Wednesday, October 24, 2012
The fog of deal-making
Our friend the Deal Professor had an interesting piece yesterday about the M&A activity heating up among cellphone companies. He warns that
"We’ve seen this story before — in the battle over RJR Nabisco that was made famous by “Barbarians at the Gate” and in deal-making frenzy during the dot-com boom. When faced with a changing competitive landscape, executives spend billions because they believe they have no other choice. The cost to the company — and to shareholders — can be immense. In this world, executive hubris tends to dominate as overconfidence and the need to be the biggest on the block cloud reason.
. . .
The rush to complete deals is an investment banker’s dream.
But the hunt may lead these companies to not only overpay but acquire companies that are underperforming or otherwise don’t fit well. Then they have to find a way to run them profitably."
Investors in these companies, and the people running them, should carefully consider his warnings.

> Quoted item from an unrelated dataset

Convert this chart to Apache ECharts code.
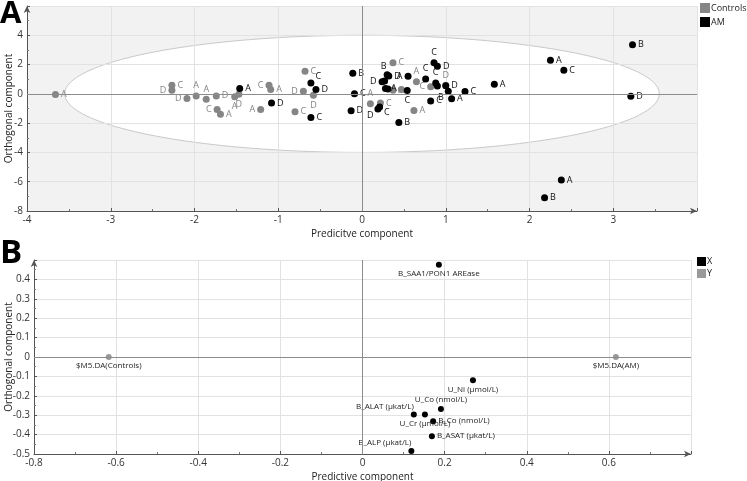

As I explored in a recent paper, various empirical studies on the overall return to acquisitions find that they may lead to destruction of value, particularly for shareholders of the acquiring firm, who suffer significant losses. Finance and legal scholars who have evaluated the roots of bidder overpayment have pointed both to agency problems and to behavioral biases. The paper has a somewhat long overview of recent studies which suggest that, in many transactions, the acquirer’s directors and management benefit significantly from the deal, whether it is through increased power, prestige, or compensation—including bonuses and/or stock options. Other studies confirm a long-held view that managements’ acquisition decisions can be affected by various behavioral biases such as overconfidence about the value of the deal or managements’ overestimation of and over-optimism regarding their ability to execute the deal successfully.
In addition, last year Don Langevoort published a terrific essay in the journal Transactions which explored the behavioral economics of M&A deals. In the same issue, Joan Heminway published a thought-provoking essay which explored whether "fairness opinions, nearly ubiquitous in M&A transactions, can be better used in the M&A transactional process to mitigate or foreclose the negative effects of prevalent adverse behavioral norms." Both essays are worth a read!